►

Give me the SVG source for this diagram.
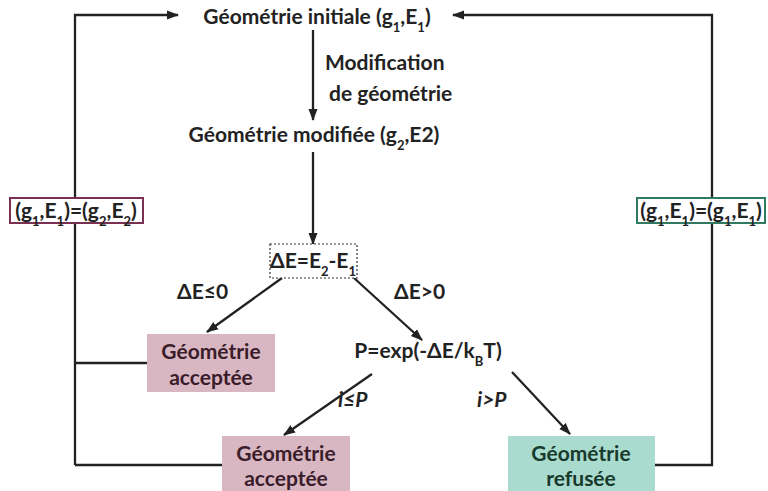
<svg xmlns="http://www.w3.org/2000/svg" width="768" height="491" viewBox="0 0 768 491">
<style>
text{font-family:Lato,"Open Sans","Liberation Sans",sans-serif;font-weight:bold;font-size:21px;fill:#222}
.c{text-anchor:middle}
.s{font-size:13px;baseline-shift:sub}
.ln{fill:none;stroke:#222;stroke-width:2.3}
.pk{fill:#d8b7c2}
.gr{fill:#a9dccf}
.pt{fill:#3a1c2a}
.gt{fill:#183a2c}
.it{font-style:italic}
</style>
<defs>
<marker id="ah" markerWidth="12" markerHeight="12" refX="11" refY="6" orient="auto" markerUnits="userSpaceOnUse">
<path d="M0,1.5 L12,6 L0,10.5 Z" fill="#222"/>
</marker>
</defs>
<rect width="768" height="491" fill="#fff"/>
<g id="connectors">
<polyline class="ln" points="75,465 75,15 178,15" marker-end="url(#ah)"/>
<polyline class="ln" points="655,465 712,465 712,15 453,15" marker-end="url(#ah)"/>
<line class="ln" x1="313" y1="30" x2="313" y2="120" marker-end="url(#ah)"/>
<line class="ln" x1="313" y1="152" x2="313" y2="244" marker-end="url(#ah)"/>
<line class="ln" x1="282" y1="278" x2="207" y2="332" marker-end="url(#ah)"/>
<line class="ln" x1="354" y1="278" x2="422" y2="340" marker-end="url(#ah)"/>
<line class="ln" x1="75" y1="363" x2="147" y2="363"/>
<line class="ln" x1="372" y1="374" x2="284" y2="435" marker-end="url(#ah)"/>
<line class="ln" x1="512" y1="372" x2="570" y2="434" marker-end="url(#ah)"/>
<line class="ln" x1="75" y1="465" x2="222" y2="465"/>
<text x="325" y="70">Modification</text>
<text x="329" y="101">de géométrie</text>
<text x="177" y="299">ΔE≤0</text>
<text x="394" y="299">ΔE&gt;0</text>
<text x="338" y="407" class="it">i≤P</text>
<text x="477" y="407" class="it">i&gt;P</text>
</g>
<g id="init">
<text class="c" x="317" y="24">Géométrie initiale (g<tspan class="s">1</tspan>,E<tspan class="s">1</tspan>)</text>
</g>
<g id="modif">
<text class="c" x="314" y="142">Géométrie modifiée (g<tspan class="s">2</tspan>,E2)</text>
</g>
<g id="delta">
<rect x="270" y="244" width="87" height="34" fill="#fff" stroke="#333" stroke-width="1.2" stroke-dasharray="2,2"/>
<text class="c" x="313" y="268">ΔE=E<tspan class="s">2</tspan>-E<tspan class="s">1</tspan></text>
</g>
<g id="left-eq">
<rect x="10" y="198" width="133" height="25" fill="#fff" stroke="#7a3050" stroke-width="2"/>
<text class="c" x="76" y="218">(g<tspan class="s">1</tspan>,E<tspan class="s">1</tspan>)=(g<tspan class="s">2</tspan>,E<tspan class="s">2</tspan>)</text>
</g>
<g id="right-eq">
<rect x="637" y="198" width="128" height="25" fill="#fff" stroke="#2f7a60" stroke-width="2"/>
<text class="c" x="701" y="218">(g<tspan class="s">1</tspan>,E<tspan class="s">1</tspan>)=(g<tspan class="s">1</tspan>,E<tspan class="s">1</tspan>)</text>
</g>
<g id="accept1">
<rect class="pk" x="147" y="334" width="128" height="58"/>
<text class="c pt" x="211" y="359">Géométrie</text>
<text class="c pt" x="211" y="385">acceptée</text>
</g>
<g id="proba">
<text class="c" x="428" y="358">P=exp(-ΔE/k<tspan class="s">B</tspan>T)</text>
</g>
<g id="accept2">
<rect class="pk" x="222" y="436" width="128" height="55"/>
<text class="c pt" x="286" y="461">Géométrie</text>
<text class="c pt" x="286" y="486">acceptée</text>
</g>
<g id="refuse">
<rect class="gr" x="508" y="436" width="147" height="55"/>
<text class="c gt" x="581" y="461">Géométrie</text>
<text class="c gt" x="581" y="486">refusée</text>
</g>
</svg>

◄

### WORK INSTRUCTIONS
Leave out the pictures and print every line of the data exactly.

### THE ANSWER
Give me the SVG source for this diagram.
<svg xmlns="http://www.w3.org/2000/svg" width="768" height="491" viewBox="0 0 768 491">
<style>
text{font-family:Lato,"Open Sans","Liberation Sans",sans-serif;font-weight:bold;font-size:21px;fill:#222}
.c{text-anchor:middle}
.s{font-size:13px;baseline-shift:sub}
.ln{fill:none;stroke:#222;stroke-width:2.3}
.pk{fill:#d8b7c2}
.gr{fill:#a9dccf}
.pt{fill:#3a1c2a}
.gt{fill:#183a2c}
.it{font-style:italic}
</style>
<defs>
<marker id="ah" markerWidth="12" markerHeight="12" refX="11" refY="6" orient="auto" markerUnits="userSpaceOnUse">
<path d="M0,1.5 L12,6 L0,10.5 Z" fill="#222"/>
</marker>
</defs>
<rect width="768" height="491" fill="#fff"/>
<g id="connectors">
<polyline class="ln" points="75,465 75,15 178,15" marker-end="url(#ah)"/>
<polyline class="ln" points="655,465 712,465 712,15 453,15" marker-end="url(#ah)"/>
<line class="ln" x1="313" y1="30" x2="313" y2="120" marker-end="url(#ah)"/>
<line class="ln" x1="313" y1="152" x2="313" y2="244" marker-end="url(#ah)"/>
<line class="ln" x1="282" y1="278" x2="207" y2="332" marker-end="url(#ah)"/>
<line class="ln" x1="354" y1="278" x2="422" y2="340" marker-end="url(#ah)"/>
<line class="ln" x1="75" y1="363" x2="147" y2="363"/>
<line class="ln" x1="372" y1="374" x2="284" y2="435" marker-end="url(#ah)"/>
<line class="ln" x1="512" y1="372" x2="570" y2="434" marker-end="url(#ah)"/>
<line class="ln" x1="75" y1="465" x2="222" y2="465"/>
<text x="325" y="70">Modification</text>
<text x="329" y="101">de géométrie</text>
<text x="177" y="299">ΔE≤0</text>
<text x="394" y="299">ΔE&gt;0</text>
<text x="338" y="407" class="it">i≤P</text>
<text x="477" y="407" class="it">i&gt;P</text>
</g>
<g id="init">
<text class="c" x="317" y="24">Géométrie initiale (g<tspan class="s">1</tspan>,E<tspan class="s">1</tspan>)</text>
</g>
<g id="modif">
<text class="c" x="314" y="142">Géométrie modifiée (g<tspan class="s">2</tspan>,E2)</text>
</g>
<g id="delta">
<rect x="270" y="244" width="87" height="34" fill="#fff" stroke="#333" stroke-width="1.2" stroke-dasharray="2,2"/>
<text class="c" x="313" y="268">ΔE=E<tspan class="s">2</tspan>-E<tspan class="s">1</tspan></text>
</g>
<g id="left-eq">
<rect x="10" y="198" width="133" height="25" fill="#fff" stroke="#7a3050" stroke-width="2"/>
<text class="c" x="76" y="218">(g<tspan class="s">1</tspan>,E<tspan class="s">1</tspan>)=(g<tspan class="s">2</tspan>,E<tspan class="s">2</tspan>)</text>
</g>
<g id="right-eq">
<rect x="637" y="198" width="128" height="25" fill="#fff" stroke="#2f7a60" stroke-width="2"/>
<text class="c" x="701" y="218">(g<tspan class="s">1</tspan>,E<tspan class="s">1</tspan>)=(g<tspan class="s">1</tspan>,E<tspan class="s">1</tspan>)</text>
</g>
<g id="accept1">
<rect class="pk" x="147" y="334" width="128" height="58"/>
<text class="c pt" x="211" y="359">Géométrie</text>
<text class="c pt" x="211" y="385">acceptée</text>
</g>
<g id="proba">
<text class="c" x="428" y="358">P=exp(-ΔE/k<tspan class="s">B</tspan>T)</text>
</g>
<g id="accept2">
<rect class="pk" x="222" y="436" width="128" height="55"/>
<text class="c pt" x="286" y="461">Géométrie</text>
<text class="c pt" x="286" y="486">acceptée</text>
</g>
<g id="refuse">
<rect class="gr" x="508" y="436" width="147" height="55"/>
<text class="c gt" x="581" y="461">Géométrie</text>
<text class="c gt" x="581" y="486">refusée</text>
</g>
</svg>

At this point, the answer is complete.